▶ Data supplied
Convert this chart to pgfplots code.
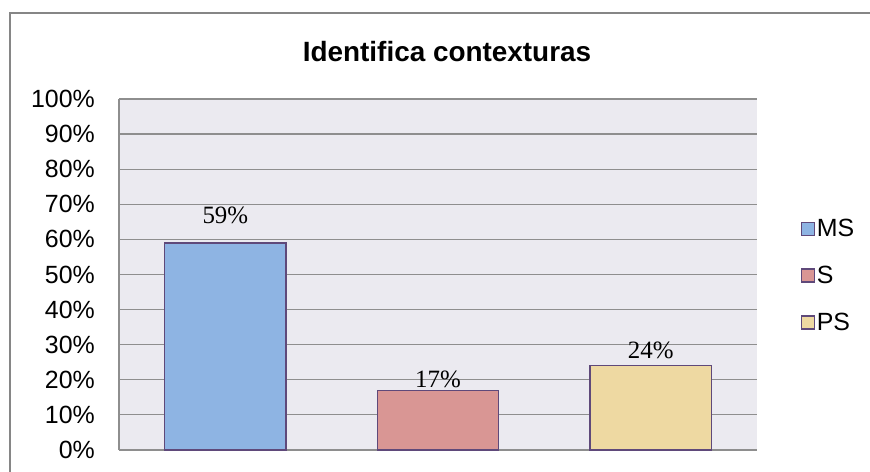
\documentclass[border=0pt]{standalone}
\usepackage{pgfplots}
\pgfplotsset{compat=1.18}
\usepackage{fontspec}
\setmainfont{Liberation Sans}
\newfontfamily\seriffont{Liberation Serif}
\definecolor{bgc}{HTML}{EBEAF0}
\definecolor{gridc}{HTML}{8E8E8E}
\definecolor{framec}{HTML}{868686}
\definecolor{msc}{HTML}{8EB4E3}
\definecolor{sc}{HTML}{D99694}
\definecolor{psc}{HTML}{EED9A2}
\definecolor{edgec}{HTML}{5F497A}
\begin{document}
\begin{tikzpicture}[x=1bp,y=1bp]
\useasboundingbox (0,0) rectangle (870,472);
\draw[framec, line width=1.3bp] (10,-20) rectangle (890,459);
\node[anchor=base, font=\fontsize{28}{28}\selectfont\bfseries] at (447,410) {Identifica contexturas};
\begin{axis}[
  at={(119bp,22bp)}, anchor=south west,
  scale only axis, width=638bp, height=351bp,
  xmin=-0.5, xmax=2.5, ymin=0, ymax=100,
  axis background/.style={fill=bgc},
  axis x line*=bottom, axis y line*=left,
  axis line style={gridc, line width=1.2bp},
  xtick=\empty,
  ytick={0,10,...,100},
  yticklabel={\pgfmathprintnumber{\tick}\%},
  major tick length=0pt,
  ymajorgrids, grid style={gridc, line width=1.2bp},
  /pgf/number format/assume math mode=true,
  tick label style={font=\fontsize{25}{25}\selectfont},
  yticklabel style={inner sep=0pt, xshift=-24bp},
  ybar, bar width=0.57, bar shift=0pt,
  clip=false,
  nodes near coords={\seriffont\pgfmathprintnumber{\pgfplotspointmeta}\%},
  every node near coord/.append style={font=\fontsize{25}{25}\selectfont, anchor=base, inner sep=0pt, black},
  legend cell align=left,
  legend image code/.code={\draw[#1] (0bp,-6.5bp) rectangle (13bp,6.5bp);},
  legend style={draw=none, fill=none, at={(1.064,0.668)}, anchor=north west,
    font=\fontsize{25}{25}\selectfont, row sep=25bp,
    nodes={inner sep=1.5bp},
    /tikz/every even column/.append style={column sep=0bp}},
]
\addplot[fill=msc, draw=edgec, line width=1.3bp, every node near coord/.append style={yshift=19bp}] coordinates {(0,59)};
\addlegendentry{MS}
\addplot[fill=sc, draw=edgec, line width=1.3bp, every node near coord/.append style={yshift=3bp}] coordinates {(1,17)};
\addlegendentry{S}
\addplot[fill=psc, draw=edgec, line width=1.3bp, every node near coord/.append style={yshift=7bp}] coordinates {(2,24)};
\addlegendentry{PS}
\end{axis}
\end{tikzpicture}
\end{document}
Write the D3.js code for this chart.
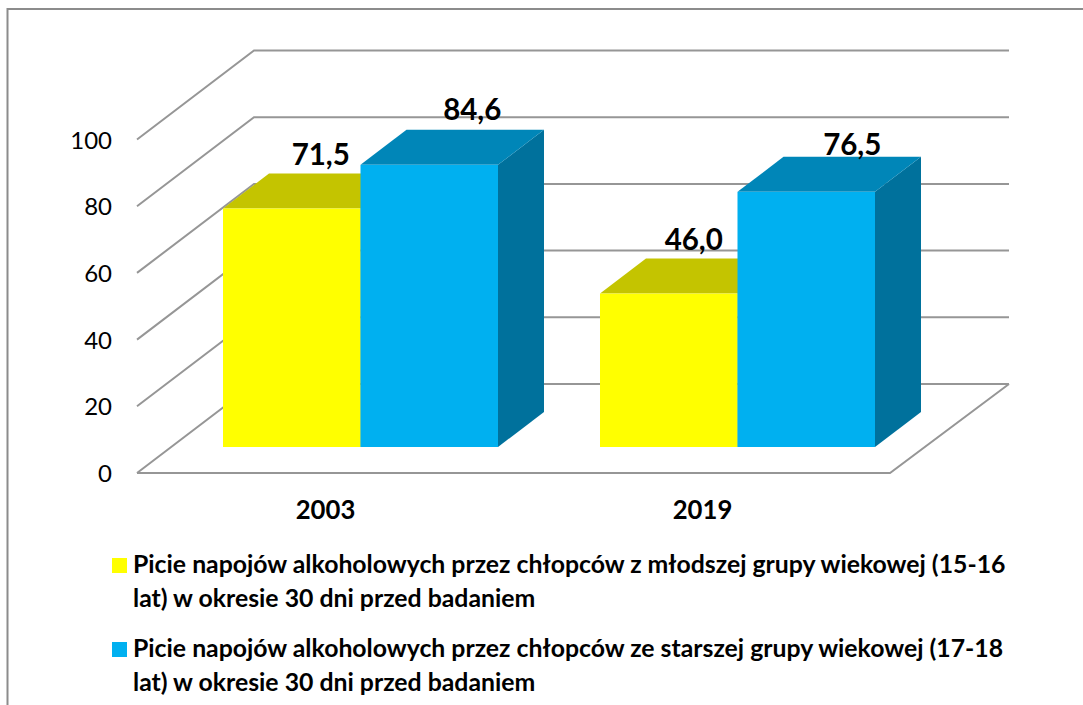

▶ Short task
Leave the pictures out, and print every line of the listing exactly as written.

▶ Output
Convert this chart to pgfplots code.
\documentclass[border=0pt]{standalone}
\usepackage{pgfplots}
\pgfplotsset{compat=1.18}
\usepackage{fontspec}
\setmainfont{Liberation Sans}
\newfontfamily\seriffont{Liberation Serif}
\definecolor{bgc}{HTML}{EBEAF0}
\definecolor{gridc}{HTML}{8E8E8E}
\definecolor{framec}{HTML}{868686}
\definecolor{msc}{HTML}{8EB4E3}
\definecolor{sc}{HTML}{D99694}
\definecolor{psc}{HTML}{EED9A2}
\definecolor{edgec}{HTML}{5F497A}
\begin{document}
\begin{tikzpicture}[x=1bp,y=1bp]
\useasboundingbox (0,0) rectangle (870,472);
\draw[framec, line width=1.3bp] (10,-20) rectangle (890,459);
\node[anchor=base, font=\fontsize{28}{28}\selectfont\bfseries] at (447,410) {Identifica contexturas};
\begin{axis}[
  at={(119bp,22bp)}, anchor=south west,
  scale only axis, width=638bp, height=351bp,
  xmin=-0.5, xmax=2.5, ymin=0, ymax=100,
  axis background/.style={fill=bgc},
  axis x line*=bottom, axis y line*=left,
  axis line style={gridc, line width=1.2bp},
  xtick=\empty,
  ytick={0,10,...,100},
  yticklabel={\pgfmathprintnumber{\tick}\%},
  major tick length=0pt,
  ymajorgrids, grid style={gridc, line width=1.2bp},
  /pgf/number format/assume math mode=true,
  tick label style={font=\fontsize{25}{25}\selectfont},
  yticklabel style={inner sep=0pt, xshift=-24bp},
  ybar, bar width=0.57, bar shift=0pt,
  clip=false,
  nodes near coords={\seriffont\pgfmathprintnumber{\pgfplotspointmeta}\%},
  every node near coord/.append style={font=\fontsize{25}{25}\selectfont, anchor=base, inner sep=0pt, black},
  legend cell align=left,
  legend image code/.code={\draw[#1] (0bp,-6.5bp) rectangle (13bp,6.5bp);},
  legend style={draw=none, fill=none, at={(1.064,0.668)}, anchor=north west,
    font=\fontsize{25}{25}\selectfont, row sep=25bp,
    nodes={inner sep=1.5bp},
    /tikz/every even column/.append style={column sep=0bp}},
]
\addplot[fill=msc, draw=edgec, line width=1.3bp, every node near coord/.append style={yshift=19bp}] coordinates {(0,59)};
\addlegendentry{MS}
\addplot[fill=sc, draw=edgec, line width=1.3bp, every node near coord/.append style={yshift=3bp}] coordinates {(1,17)};
\addlegendentry{S}
\addplot[fill=psc, draw=edgec, line width=1.3bp, every node near coord/.append style={yshift=7bp}] coordinates {(2,24)};
\addlegendentry{PS}
\end{axis}
\end{tikzpicture}
\end{document}
Write the D3.js code for this chart.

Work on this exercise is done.